Personally, I know that when I’m rested and healthy, I’m at my creative best. The ideas fly, I’m ridiculously efficient, and I approach everything I do passion first. My family benefits because I’m happy and engaged. My business benefits because I’m creative and focused. My health benefits because I’m nourishing myself. Talk about a win-win-win.

And yet, how often do I let self-care slip in favor of meeting some obligation or other. I’ll get up earlier than my body wants just to get caught up on email, or skip that walk because I’ve got too many chores to do at home, or just finish “that one last thing” that takes not the 5 minutes I said it would, but an entire hour or two…

What if I put self-care first in these scenarios? Would my business and family fall apart?

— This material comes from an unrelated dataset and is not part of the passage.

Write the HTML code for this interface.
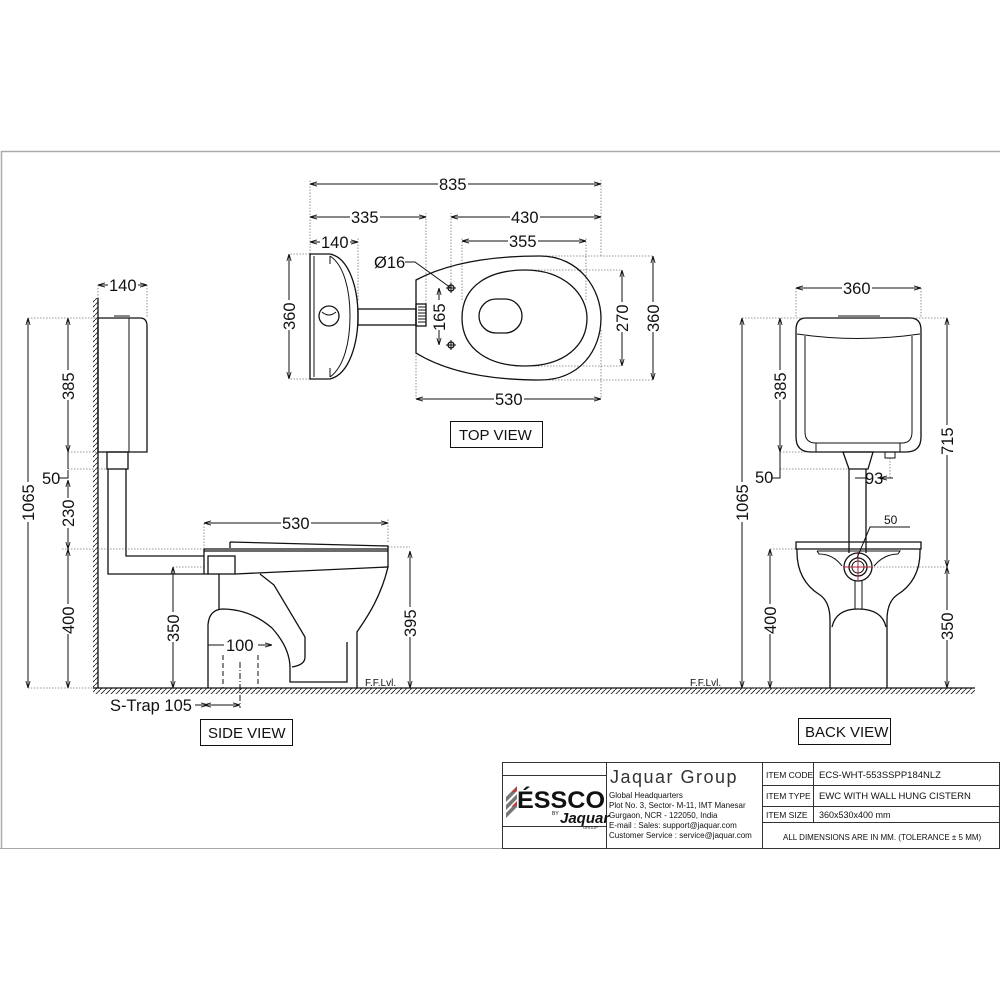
<!DOCTYPE html>
<html><head><meta charset="utf-8"><style>
html,body{margin:0;padding:0;background:#fff}
svg{display:block}
text{font-family:"Liberation Sans",sans-serif;fill:#111}
.d{font-size:16.5px}
.o{fill:none;stroke:#111;stroke-width:1.3}
.t{fill:none;stroke:#111;stroke-width:1}
.e{fill:none;stroke:#777;stroke-width:0.8;stroke-dasharray:1.5 1.5}
</style></head><body>
<svg width="1000" height="1000" viewBox="0 0 1000 1000" xmlns="http://www.w3.org/2000/svg">
<defs>
<marker id="a" viewBox="0 0 10 10" refX="10" refY="5" markerWidth="7" markerHeight="7" orient="auto-start-reverse"><path d="M0,2 L10,5 L0,8" fill="none" stroke="#111" stroke-width="1.2"/></marker>
<pattern id="h" width="5" height="5" patternUnits="userSpaceOnUse"><path d="M0,5 L5,0" stroke="#222" stroke-width="0.9"/></pattern>
</defs>
<path d="M1.5,848 V151.5 H1000" fill="none" stroke="#aaa" stroke-width="1.5"/>
<path d="M0,848.5 H1000" stroke="#aaa" stroke-width="1"/>

<!-- ===== TOP VIEW ===== -->
<g>
<path class="e" d="M310,254 V180 M601,256 V180 M310,254 H289 M310,379 H289 M426,304 V213 M358,300 V238 M451,286 V213 M462,300 V237 M586,300 V237 M540,256 H653 M540,380 H653 M520,270 H622 M520,366 H622 M416,353 V399 M601,330 V399"/>
<path class="o" d="M310,254 H330 C350,258 358,290 358,316 C358,342 350,374 330,379 H310 Z"/>
<path class="t" d="M314,256 V377 M330,256 C344,265 350,290 350,316 C350,342 344,367 330,377 M330,256 V264 M330,368 V377"/>
<circle class="o" cx="329" cy="316" r="10"/>
<path class="t" d="M322,312 Q329,318 336,312"/>
<rect class="o" x="358" y="309" width="58" height="16"/>
<rect class="o" x="416" y="304" width="10" height="22"/>
<path class="t" d="M418,307 H426 M418,310 H426 M418,313 H426 M418,316 H426 M418,319 H426 M418,322 H426"/>
<path class="o" d="M416,280 C450,262 495,256 540,256 C580,256 601,290 601,318 C601,350 580,380 540,380 C495,380 450,374 416,353 Z"/>
<path class="o" d="M462,318 C462,285 490,270 525,270 C565,270 587,295 587,318 C587,345 565,366 525,366 C490,366 462,350 462,318 Z"/>
<rect class="o" x="479" y="299" width="43" height="34" rx="17"/>
<circle class="o" cx="451" cy="288" r="3"/><circle class="o" cx="451" cy="345" r="3"/>
<path class="t" d="M446,288 H456 M451,283 V293 M446,345 H456 M451,340 V350"/>
<path class="t" d="M405,262 H415 L451,288"/>
<text class="d" x="374" y="268">Ø16</text>
<path class="t" marker-start="url(#a)" marker-end="url(#a)" d="M310,184 H601"/>
<rect x="438" y="176" width="30" height="14" fill="#fff"/><text class="d" x="439" y="190">835</text>
<path class="t" marker-start="url(#a)" marker-end="url(#a)" d="M310,217 H426"/>
<rect x="350" y="209" width="30" height="14" fill="#fff"/><text class="d" x="351" y="223">335</text>
<path class="t" marker-start="url(#a)" marker-end="url(#a)" d="M451,217 H601"/>
<rect x="510" y="209" width="30" height="14" fill="#fff"/><text class="d" x="511" y="223">430</text>
<path class="t" marker-start="url(#a)" marker-end="url(#a)" d="M462,241 H586"/>
<rect x="508" y="233" width="30" height="14" fill="#fff"/><text class="d" x="509" y="247">355</text>
<path class="t" marker-start="url(#a)" marker-end="url(#a)" d="M310,242 H358"/>
<rect x="320" y="234" width="30" height="14" fill="#fff"/><text class="d" x="321" y="248">140</text>
<path class="t" marker-start="url(#a)" marker-end="url(#a)" d="M289,254 V379"/>
<rect x="281" y="300" width="16" height="30" fill="#fff"/><text class="d" transform="translate(295,330) rotate(-90)">360</text>
<path class="t" marker-start="url(#a)" marker-end="url(#a)" d="M439,288 V345"/>
<rect x="431" y="300" width="16" height="30" fill="#fff"/><text class="d" transform="translate(445,331) rotate(-90)">165</text>
<path class="t" marker-start="url(#a)" marker-end="url(#a)" d="M622,270 V366"/>
<rect x="614" y="302" width="16" height="30" fill="#fff"/><text class="d" transform="translate(628,332) rotate(-90)">270</text>
<path class="t" marker-start="url(#a)" marker-end="url(#a)" d="M653,256 V380"/>
<rect x="645" y="302" width="16" height="30" fill="#fff"/><text class="d" transform="translate(659,332) rotate(-90)">360</text>
<path class="t" marker-start="url(#a)" marker-end="url(#a)" d="M416,399 H601"/>
<rect x="494" y="391" width="30" height="14" fill="#fff"/><text class="d" x="495" y="405">530</text>
<rect x="450.5" y="421.5" width="92" height="26" fill="none" stroke="#111"/>
<text x="459" y="440" style="font-size:15px">TOP VIEW</text>
</g>

<!-- ===== SIDE VIEW ===== -->
<g>
<rect x="93" y="298" width="5" height="390" fill="url(#h)"/>
<path class="o" d="M98,298 V688"/>
<rect x="93" y="688" width="882" height="6" fill="url(#h)"/>
<path class="o" d="M93,688 H975"/>
<path class="e" d="M98,285 V298 M147,285 V318 M28,318 H98 M28,688 H93 M68,452 H98 M68,469 H108 M62,549 H204 M173,567 H204 M388,542 V518 M204,549 V523 M388,547 H410"/>
<path class="o" d="M98,318 H140 Q147,318 147,326 V452 H98 Z"/>
<path class="t" d="M129,318 V452 M114,316 H130"/>
<rect class="o" x="107" y="452" width="21" height="17"/>
<path class="o" d="M108,469 V574 H208 M126,469 V556 H204"/>
<path class="o" d="M230,542 L388,546 V550 M230,542 V548"/>
<path class="o" d="M204,549 H388 M204,549 V574 M388,550 V567"/>
<path class="o" d="M204,551 H388" stroke-width="0.8"/>
<rect class="o" x="208" y="556" width="27" height="18"/>
<path class="o" d="M235,574 L388,567 C380,600 365,620 357,632 V688"/>
<path class="o" d="M219,574 V609 M208,688 V625 Q209,610 222,609 Q250,609 272,628 Q290,648 290,668 V682 H347 V642"/>
<path class="o" d="M260,574 L274,585 L305,637 V657 Q305,665 292,667"/>
<path class="t" stroke-dasharray="5 3" d="M223,655 V688 M258,655 V688"/>
<path class="t" stroke-dasharray="6 2 1 2" d="M240,662 V708"/>
<path class="t" marker-start="url(#a)" marker-end="url(#a)" d="M98,285 H147"/>
<rect x="108" y="277" width="30" height="14" fill="#fff"/><text class="d" x="109" y="291">140</text>
<path class="t" marker-start="url(#a)" marker-end="url(#a)" d="M28,318 V688"/>
<rect x="20" y="482" width="16" height="40" fill="#fff"/><text class="d" transform="translate(34,521) rotate(-90)">1065</text>
<path class="t" marker-start="url(#a)" marker-end="url(#a)" d="M68,318 V452"/>
<rect x="60" y="370" width="16" height="30" fill="#fff"/><text class="d" transform="translate(74,400) rotate(-90)">385</text>
<path class="t" d="M68,452 V469 M68,470 V478 H58"/>
<text class="d" x="42" y="484">50</text>
<path class="t" marker-start="url(#a)" marker-end="url(#a)" d="M68,480 V549"/>
<rect x="60" y="498" width="16" height="30" fill="#fff"/><text class="d" transform="translate(74,527) rotate(-90)">230</text>
<path class="t" marker-start="url(#a)" marker-end="url(#a)" d="M68,549 V688"/>
<rect x="60" y="604" width="16" height="30" fill="#fff"/><text class="d" transform="translate(74,634) rotate(-90)">400</text>
<path class="t" marker-start="url(#a)" marker-end="url(#a)" d="M173,567 V688"/>
<rect x="165" y="612" width="16" height="30" fill="#fff"/><text class="d" transform="translate(179,642) rotate(-90)">350</text>
<path class="t" marker-start="url(#a)" marker-end="url(#a)" d="M410,551 V688"/>
<rect x="402" y="607" width="16" height="30" fill="#fff"/><text class="d" transform="translate(416,637) rotate(-90)">395</text>
<path class="t" marker-start="url(#a)" marker-end="url(#a)" d="M204,523 H388"/>
<rect x="281" y="515" width="30" height="14" fill="#fff"/><text class="d" x="282" y="529">530</text>
<path class="t" marker-end="url(#a)" d="M224,645 H208 M258,645 H272" />
<text class="d" x="226" y="651">100</text>
<path class="t" marker-end="url(#a)" d="M195,705 H208"/>
<path class="t" marker-start="url(#a)" marker-end="url(#a)" d="M204,705 H240"/>
<text class="d" x="110" y="711">S-Trap 105</text>
<text x="365" y="686" style="font-size:10px">F.F.Lvl.</text>
<rect x="200.5" y="719.5" width="92" height="26" fill="none" stroke="#111"/>
<text x="208" y="738" style="font-size:15px">SIDE VIEW</text>
</g>

<!-- ===== BACK VIEW ===== -->
<g>
<path class="e" d="M796,288 V318 M921,288 V318 M742,318 H948 M780,452 H806 M780,469 H849 M742,688 H800 M770,549 H796 M871,567 H948 M890,458 V478"/>
<path class="o" d="M806,318 H910 Q921,318 921,330 V437 Q921,452 906,452 H811 Q796,452 796,437 V330 Q796,318 806,318 Z"/>
<path class="t" d="M797,334 Q858,343 920,334 M805,336 V432 Q805,443 816,443 H902 Q912,443 912,432 V336 M816,443 V452 M900,443 V452 M838,316 H880"/>
<path class="o" d="M843,452 H873 L868,469 H849 Z"/>
<rect class="t" x="885" y="452" width="10" height="6"/>
<path class="o" d="M849,469 V553 M866,469 V553"/>
<path class="o" d="M796,542 H921 V549 H796 Z"/>
<path class="o" d="M797,549 Q796,580 820,595 Q830,602 830,620 V688 M920,549 Q921,580 897,595 Q887,602 887,620 V688"/>
<path class="o" d="M832,627 Q836,609 858,609 Q882,609 886,627"/>
<path class="t" d="M817,551 H900 L898,554 Q884,554 874,566 M817,551 L819,554 Q833,554 842,566"/>
<circle class="o" cx="858" cy="567" r="14"/>
<circle class="o" cx="858" cy="567" r="9"/>
<circle class="t" cx="858" cy="567" r="6"/>
<path class="t" d="M855,581 V609 M862,581 V609"/>
<path d="M843,567 H873 M858,552 V580" stroke="#b0203a" stroke-width="1"/>
<path class="t" d="M910,527 H870 L857,558"/>
<text x="884" y="524" style="font-size:12px">50</text>
<path class="t" marker-start="url(#a)" marker-end="url(#a)" d="M796,288 H921"/>
<rect x="842" y="280" width="30" height="14" fill="#fff"/><text class="d" x="843" y="294">360</text>
<path class="t" marker-start="url(#a)" marker-end="url(#a)" d="M742,318 V688"/>
<rect x="734" y="482" width="16" height="40" fill="#fff"/><text class="d" transform="translate(748,521) rotate(-90)">1065</text>
<path class="t" marker-start="url(#a)" marker-end="url(#a)" d="M780,318 V452"/>
<rect x="772" y="370" width="16" height="30" fill="#fff"/><text class="d" transform="translate(786,400) rotate(-90)">385</text>
<path class="t" d="M780,452 V478 H772"/>
<text class="d" x="755" y="483">50</text>
<path class="t" marker-end="url(#a)" d="M855,478 H866 M893,478 H880"/>
<text class="d" x="865" y="484">93</text>
<path class="t" marker-start="url(#a)" marker-end="url(#a)" d="M947,318 V567"/>
<rect x="939" y="425" width="16" height="30" fill="#fff"/><text class="d" transform="translate(953,455) rotate(-90)">715</text>
<path class="t" marker-start="url(#a)" marker-end="url(#a)" d="M947,567 V688"/>
<rect x="939" y="610" width="16" height="30" fill="#fff"/><text class="d" transform="translate(953,640) rotate(-90)">350</text>
<path class="t" marker-start="url(#a)" marker-end="url(#a)" d="M770,549 V688"/>
<rect x="762" y="604" width="16" height="30" fill="#fff"/><text class="d" transform="translate(776,634) rotate(-90)">400</text>
<text x="690" y="686" style="font-size:10px">F.F.Lvl.</text>
<rect x="798.5" y="718.5" width="92" height="26" fill="none" stroke="#111"/>
<text x="805" y="737" style="font-size:15px">BACK VIEW</text>
</g>

<!-- ===== TITLE BLOCK ===== -->
<g stroke="#333" stroke-width="1" fill="none">
<rect x="502.5" y="762.5" width="497" height="86"/>
<path d="M606.5,762 V848 M762.5,762 V848 M813.5,762 V822 M762,785.5 H1000 M762,806.5 H1000 M762,822.5 H1000 M502,775.5 H606 M502,826.5 H606"/>
</g>
<path d="M506,797 L517,786 V791 L506,802 Z M506,805 L517,794 V799 L506,810 Z M506,813 L517,802 V807 L506,818 Z" fill="#777"/>
<path d="M511,793 L517,787 V791 Z M511,807 L517,801 V805 Z" fill="#c33"/>
<text x="517" y="808" style="font-size:24px;font-weight:bold" textLength="88" lengthAdjust="spacingAndGlyphs">ÉSSCO</text>
<text x="552" y="815" style="font-size:5px">BY</text>
<text x="560" y="823" style="font-size:15px;font-weight:bold;font-style:italic">Jaquar</text>
<text x="583" y="829" style="font-size:4px">GROUP</text>
<text x="610" y="783" style="font-size:18px;fill:#333;letter-spacing:1.5px">Jaquar Group</text>
<g style="font-size:8px">
<text x="609" y="798">Global Headquarters</text>
<text x="609" y="808">Plot No. 3, Sector- M-11, IMT Manesar</text>
<text x="609" y="818">Gurgaon, NCR - 122050, India</text>
<text x="609" y="828">E-mail : Sales: support@jaquar.com</text>
<text x="609" y="838">Customer Service : service@jaquar.com</text>
<text x="766" y="778" style="font-size:8.5px">ITEM CODE</text>
<text x="766" y="799" style="font-size:8.5px">ITEM TYPE</text>
<text x="766" y="818" style="font-size:8.5px">ITEM SIZE</text>
<text x="819" y="778" style="font-size:9.5px">ECS-WHT-553SSPP184NLZ</text>
<text x="819" y="799" style="font-size:9.5px">EWC WITH WALL HUNG CISTERN</text>
<text x="819" y="818" style="font-size:9px">360x530x400 mm</text>
<text x="783" y="840" style="font-size:8px">ALL DIMENSIONS ARE IN MM. (TOLERANCE ± 5 MM)</text>
</g>
</svg>
</body></html>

Or would I actually be more effective overall?

Now I’m not going to pretend I’ve got this all figured out. Far from it. And my list of goals, aspirations, and commitments for 2013 is long and ambitious. But what I’ve noticed is that if I put this concept of radical self-care into daily practice – if I take that day off, or if I let myself sleep in, or I take a nap even though there are emails piling up and dishes in the sink – the rewards are many fold. If I go to my normal modus operandi of push! push! push! then we all lose.

Here are two new habits I intend to use to ground my self care for the year:

1)   Take one full day off every week. No laptop, no email, no facebook, no business conversations. No exceptions.

2)   Get outside every day, even in the rain.

Neither of these are particularly radical by any stretch, but if I implement these on a consistent basis in my life, I have a feeling the results will be profound.

What does radical self-care look like for you?